*RECORDED DATA*

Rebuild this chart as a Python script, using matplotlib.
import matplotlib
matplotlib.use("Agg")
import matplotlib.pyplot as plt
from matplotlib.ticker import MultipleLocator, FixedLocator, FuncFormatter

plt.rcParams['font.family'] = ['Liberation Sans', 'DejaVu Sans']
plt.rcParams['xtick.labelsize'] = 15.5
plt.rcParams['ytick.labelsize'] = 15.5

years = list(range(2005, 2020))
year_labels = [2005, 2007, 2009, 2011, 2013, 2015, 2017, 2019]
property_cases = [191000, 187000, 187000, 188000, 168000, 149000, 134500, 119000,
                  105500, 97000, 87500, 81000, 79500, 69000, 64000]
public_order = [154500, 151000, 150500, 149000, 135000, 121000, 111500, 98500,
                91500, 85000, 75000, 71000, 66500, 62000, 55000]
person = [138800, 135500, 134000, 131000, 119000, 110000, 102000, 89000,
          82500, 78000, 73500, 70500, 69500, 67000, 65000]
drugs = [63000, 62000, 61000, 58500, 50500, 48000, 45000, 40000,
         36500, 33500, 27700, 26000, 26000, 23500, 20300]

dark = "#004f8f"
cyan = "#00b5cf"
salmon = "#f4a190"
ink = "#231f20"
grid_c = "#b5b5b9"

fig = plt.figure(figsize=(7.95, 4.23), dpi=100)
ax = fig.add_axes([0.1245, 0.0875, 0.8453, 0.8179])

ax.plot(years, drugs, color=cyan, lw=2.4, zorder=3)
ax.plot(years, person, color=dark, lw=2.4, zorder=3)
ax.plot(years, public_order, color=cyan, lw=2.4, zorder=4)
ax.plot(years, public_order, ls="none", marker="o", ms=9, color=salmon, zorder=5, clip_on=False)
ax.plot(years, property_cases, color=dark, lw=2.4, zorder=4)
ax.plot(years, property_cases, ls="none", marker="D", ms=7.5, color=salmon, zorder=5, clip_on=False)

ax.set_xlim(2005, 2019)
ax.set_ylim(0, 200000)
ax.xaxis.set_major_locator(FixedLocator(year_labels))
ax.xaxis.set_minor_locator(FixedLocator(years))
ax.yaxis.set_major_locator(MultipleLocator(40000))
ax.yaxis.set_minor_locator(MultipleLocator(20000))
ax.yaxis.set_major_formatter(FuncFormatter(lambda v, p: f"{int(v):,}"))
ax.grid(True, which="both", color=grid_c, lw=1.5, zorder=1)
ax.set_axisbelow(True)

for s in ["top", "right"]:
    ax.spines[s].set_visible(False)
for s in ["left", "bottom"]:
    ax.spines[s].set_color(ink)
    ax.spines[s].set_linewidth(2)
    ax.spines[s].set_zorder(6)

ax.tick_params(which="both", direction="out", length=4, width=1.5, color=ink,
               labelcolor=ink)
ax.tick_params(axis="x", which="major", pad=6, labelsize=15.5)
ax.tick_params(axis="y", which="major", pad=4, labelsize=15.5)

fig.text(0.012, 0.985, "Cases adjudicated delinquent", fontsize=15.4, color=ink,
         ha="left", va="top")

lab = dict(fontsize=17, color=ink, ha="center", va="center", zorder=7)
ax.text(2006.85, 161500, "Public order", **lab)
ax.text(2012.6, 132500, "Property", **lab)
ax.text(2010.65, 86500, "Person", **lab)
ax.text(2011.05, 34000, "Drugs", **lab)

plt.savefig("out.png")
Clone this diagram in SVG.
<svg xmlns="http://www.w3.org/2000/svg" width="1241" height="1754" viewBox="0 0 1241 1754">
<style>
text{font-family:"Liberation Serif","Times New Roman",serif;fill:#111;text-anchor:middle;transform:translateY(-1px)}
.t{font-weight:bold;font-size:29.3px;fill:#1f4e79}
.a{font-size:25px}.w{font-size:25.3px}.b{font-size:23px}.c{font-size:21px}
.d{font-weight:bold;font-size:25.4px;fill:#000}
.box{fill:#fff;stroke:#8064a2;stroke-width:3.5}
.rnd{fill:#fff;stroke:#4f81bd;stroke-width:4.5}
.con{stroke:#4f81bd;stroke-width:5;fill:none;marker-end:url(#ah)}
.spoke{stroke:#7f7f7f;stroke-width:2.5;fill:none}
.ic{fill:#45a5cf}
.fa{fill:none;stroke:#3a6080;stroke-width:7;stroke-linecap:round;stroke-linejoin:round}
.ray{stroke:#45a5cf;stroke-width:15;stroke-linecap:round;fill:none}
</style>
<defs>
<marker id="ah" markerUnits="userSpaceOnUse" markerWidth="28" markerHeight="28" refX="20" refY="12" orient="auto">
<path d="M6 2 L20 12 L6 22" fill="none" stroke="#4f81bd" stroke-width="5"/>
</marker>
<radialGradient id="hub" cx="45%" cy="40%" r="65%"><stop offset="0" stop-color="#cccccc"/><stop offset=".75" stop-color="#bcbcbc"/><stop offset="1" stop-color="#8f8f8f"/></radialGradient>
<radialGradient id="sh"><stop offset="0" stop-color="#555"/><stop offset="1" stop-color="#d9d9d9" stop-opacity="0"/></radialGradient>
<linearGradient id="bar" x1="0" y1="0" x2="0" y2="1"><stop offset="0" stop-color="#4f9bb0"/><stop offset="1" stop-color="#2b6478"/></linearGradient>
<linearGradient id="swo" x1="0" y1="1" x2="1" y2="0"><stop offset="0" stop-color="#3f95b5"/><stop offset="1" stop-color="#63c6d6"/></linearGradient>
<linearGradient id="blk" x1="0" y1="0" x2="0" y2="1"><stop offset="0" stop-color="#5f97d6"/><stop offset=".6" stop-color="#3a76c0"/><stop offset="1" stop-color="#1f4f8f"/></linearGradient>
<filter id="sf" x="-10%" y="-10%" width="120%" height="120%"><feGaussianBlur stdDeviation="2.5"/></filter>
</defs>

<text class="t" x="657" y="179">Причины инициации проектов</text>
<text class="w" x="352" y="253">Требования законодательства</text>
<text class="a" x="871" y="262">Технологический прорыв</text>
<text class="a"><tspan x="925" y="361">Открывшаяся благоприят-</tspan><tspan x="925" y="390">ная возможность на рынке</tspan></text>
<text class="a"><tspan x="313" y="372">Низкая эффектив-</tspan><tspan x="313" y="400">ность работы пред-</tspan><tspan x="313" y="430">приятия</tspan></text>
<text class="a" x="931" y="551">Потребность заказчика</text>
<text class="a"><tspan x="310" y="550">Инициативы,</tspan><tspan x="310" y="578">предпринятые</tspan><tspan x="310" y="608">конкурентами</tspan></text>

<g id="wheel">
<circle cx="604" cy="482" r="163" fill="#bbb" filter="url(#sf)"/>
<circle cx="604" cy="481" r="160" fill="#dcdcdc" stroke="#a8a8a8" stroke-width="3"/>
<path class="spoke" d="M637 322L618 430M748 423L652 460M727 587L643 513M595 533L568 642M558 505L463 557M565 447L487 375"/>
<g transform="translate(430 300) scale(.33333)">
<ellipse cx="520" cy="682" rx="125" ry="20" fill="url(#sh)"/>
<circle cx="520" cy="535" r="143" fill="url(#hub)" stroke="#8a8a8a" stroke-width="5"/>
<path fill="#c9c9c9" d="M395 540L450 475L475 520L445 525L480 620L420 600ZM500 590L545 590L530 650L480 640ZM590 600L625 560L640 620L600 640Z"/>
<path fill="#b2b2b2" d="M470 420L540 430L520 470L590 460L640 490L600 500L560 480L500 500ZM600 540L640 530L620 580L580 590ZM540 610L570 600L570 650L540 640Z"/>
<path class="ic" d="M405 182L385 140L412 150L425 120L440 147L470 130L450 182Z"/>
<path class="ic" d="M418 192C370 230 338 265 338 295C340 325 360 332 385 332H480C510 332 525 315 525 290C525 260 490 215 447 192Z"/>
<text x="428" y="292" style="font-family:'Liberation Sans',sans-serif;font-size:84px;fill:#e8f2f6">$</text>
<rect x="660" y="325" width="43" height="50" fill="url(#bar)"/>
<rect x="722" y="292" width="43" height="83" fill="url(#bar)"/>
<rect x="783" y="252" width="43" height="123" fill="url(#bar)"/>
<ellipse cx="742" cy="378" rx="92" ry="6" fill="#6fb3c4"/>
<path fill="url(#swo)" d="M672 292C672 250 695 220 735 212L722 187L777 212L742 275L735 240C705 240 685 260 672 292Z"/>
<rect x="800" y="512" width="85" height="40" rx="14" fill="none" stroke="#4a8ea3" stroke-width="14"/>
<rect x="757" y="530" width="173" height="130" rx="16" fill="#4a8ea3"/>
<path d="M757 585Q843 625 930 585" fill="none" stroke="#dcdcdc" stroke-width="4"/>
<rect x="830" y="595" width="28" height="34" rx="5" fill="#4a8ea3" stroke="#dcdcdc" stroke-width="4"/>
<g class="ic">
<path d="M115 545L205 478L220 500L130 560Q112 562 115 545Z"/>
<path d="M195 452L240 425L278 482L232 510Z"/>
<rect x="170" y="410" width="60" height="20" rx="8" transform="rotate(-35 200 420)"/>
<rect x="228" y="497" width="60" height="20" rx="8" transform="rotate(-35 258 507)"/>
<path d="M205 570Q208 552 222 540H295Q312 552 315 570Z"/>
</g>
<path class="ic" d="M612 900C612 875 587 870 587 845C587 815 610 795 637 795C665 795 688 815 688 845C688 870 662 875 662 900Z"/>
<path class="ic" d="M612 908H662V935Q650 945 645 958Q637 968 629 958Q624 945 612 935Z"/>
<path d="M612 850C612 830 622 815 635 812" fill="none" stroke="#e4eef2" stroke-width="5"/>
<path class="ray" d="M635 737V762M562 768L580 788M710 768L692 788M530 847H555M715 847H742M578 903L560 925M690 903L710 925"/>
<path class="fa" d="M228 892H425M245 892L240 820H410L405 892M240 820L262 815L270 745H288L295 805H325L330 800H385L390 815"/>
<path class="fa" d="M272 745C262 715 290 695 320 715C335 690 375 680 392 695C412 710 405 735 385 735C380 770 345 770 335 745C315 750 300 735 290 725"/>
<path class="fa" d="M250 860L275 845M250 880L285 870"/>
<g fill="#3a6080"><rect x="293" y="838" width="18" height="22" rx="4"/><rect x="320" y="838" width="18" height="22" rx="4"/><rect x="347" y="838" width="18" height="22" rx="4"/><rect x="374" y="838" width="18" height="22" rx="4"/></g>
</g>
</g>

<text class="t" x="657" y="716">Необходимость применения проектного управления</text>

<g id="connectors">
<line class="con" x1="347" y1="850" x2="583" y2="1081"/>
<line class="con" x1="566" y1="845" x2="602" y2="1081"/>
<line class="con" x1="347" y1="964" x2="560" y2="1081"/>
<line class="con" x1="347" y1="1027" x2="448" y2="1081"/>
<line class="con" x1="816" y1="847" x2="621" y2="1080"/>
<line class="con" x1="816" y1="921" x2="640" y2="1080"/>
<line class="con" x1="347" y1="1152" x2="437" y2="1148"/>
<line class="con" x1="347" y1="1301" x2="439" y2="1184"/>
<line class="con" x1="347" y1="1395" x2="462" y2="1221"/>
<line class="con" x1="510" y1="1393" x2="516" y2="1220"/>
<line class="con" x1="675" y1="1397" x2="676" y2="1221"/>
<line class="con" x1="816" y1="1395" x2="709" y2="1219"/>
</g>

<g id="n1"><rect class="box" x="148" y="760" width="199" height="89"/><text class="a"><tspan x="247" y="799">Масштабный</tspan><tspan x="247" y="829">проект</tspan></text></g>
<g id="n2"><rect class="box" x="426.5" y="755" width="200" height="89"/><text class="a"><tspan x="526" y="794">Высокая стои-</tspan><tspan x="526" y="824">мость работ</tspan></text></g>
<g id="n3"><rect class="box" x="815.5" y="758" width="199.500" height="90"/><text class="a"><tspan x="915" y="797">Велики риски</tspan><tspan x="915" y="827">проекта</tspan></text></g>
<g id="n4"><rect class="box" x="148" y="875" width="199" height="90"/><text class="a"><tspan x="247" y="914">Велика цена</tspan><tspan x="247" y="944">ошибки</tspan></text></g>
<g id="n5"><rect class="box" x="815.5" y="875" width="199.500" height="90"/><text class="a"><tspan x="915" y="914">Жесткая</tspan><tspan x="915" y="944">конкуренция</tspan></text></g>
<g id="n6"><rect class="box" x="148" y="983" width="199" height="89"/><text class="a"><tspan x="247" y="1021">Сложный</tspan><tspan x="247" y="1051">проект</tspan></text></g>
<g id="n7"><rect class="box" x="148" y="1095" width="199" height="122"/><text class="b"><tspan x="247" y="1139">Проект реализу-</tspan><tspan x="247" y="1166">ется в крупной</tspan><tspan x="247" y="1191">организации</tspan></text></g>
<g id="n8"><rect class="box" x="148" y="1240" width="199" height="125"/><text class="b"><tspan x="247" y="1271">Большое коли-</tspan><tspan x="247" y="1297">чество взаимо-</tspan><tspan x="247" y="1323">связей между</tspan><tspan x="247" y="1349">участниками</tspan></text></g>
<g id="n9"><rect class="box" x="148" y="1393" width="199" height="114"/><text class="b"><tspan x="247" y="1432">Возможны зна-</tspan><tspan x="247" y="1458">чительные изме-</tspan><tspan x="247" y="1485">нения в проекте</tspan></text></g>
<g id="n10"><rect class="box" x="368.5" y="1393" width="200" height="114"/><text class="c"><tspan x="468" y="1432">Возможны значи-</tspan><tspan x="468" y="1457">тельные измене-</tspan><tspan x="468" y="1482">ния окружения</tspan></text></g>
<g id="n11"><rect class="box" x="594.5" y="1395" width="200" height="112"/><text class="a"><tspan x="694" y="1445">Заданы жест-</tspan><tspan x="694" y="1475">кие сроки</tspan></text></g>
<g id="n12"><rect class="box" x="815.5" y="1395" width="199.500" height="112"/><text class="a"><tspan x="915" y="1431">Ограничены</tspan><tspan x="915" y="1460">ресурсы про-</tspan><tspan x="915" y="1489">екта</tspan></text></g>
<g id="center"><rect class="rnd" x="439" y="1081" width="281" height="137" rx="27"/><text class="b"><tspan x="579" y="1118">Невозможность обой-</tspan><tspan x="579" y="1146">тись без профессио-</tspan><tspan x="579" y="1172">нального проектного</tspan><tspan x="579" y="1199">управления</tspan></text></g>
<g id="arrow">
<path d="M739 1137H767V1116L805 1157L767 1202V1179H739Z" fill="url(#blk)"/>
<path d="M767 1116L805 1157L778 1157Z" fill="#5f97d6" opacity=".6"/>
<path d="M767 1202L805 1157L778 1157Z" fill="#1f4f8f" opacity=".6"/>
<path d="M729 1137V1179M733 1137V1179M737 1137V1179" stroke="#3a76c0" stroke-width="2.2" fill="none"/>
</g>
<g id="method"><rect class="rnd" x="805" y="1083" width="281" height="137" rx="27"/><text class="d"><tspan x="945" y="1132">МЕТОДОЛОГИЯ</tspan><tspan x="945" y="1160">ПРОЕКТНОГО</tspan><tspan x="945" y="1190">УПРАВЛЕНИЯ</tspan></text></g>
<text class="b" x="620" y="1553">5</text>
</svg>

*PROMPT*
Restate the listing exactly, starting at its first line and ending at the line where "36500, 33500, 27700, 26000, 26000, 23500, 20300]" occurs; include both and no other lines.

*EXPECTED ANSWER*
Rebuild this chart as a Python script, using matplotlib.
import matplotlib
matplotlib.use("Agg")
import matplotlib.pyplot as plt
from matplotlib.ticker import MultipleLocator, FixedLocator, FuncFormatter

plt.rcParams['font.family'] = ['Liberation Sans', 'DejaVu Sans']
plt.rcParams['xtick.labelsize'] = 15.5
plt.rcParams['ytick.labelsize'] = 15.5

years = list(range(2005, 2020))
year_labels = [2005, 2007, 2009, 2011, 2013, 2015, 2017, 2019]
property_cases = [191000, 187000, 187000, 188000, 168000, 149000, 134500, 119000,
                  105500, 97000, 87500, 81000, 79500, 69000, 64000]
public_order = [154500, 151000, 150500, 149000, 135000, 121000, 111500, 98500,
                91500, 85000, 75000, 71000, 66500, 62000, 55000]
person = [138800, 135500, 134000, 131000, 119000, 110000, 102000, 89000,
          82500, 78000, 73500, 70500, 69500, 67000, 65000]
drugs = [63000, 62000, 61000, 58500, 50500, 48000, 45000, 40000,
         36500, 33500, 27700, 26000, 26000, 23500, 20300]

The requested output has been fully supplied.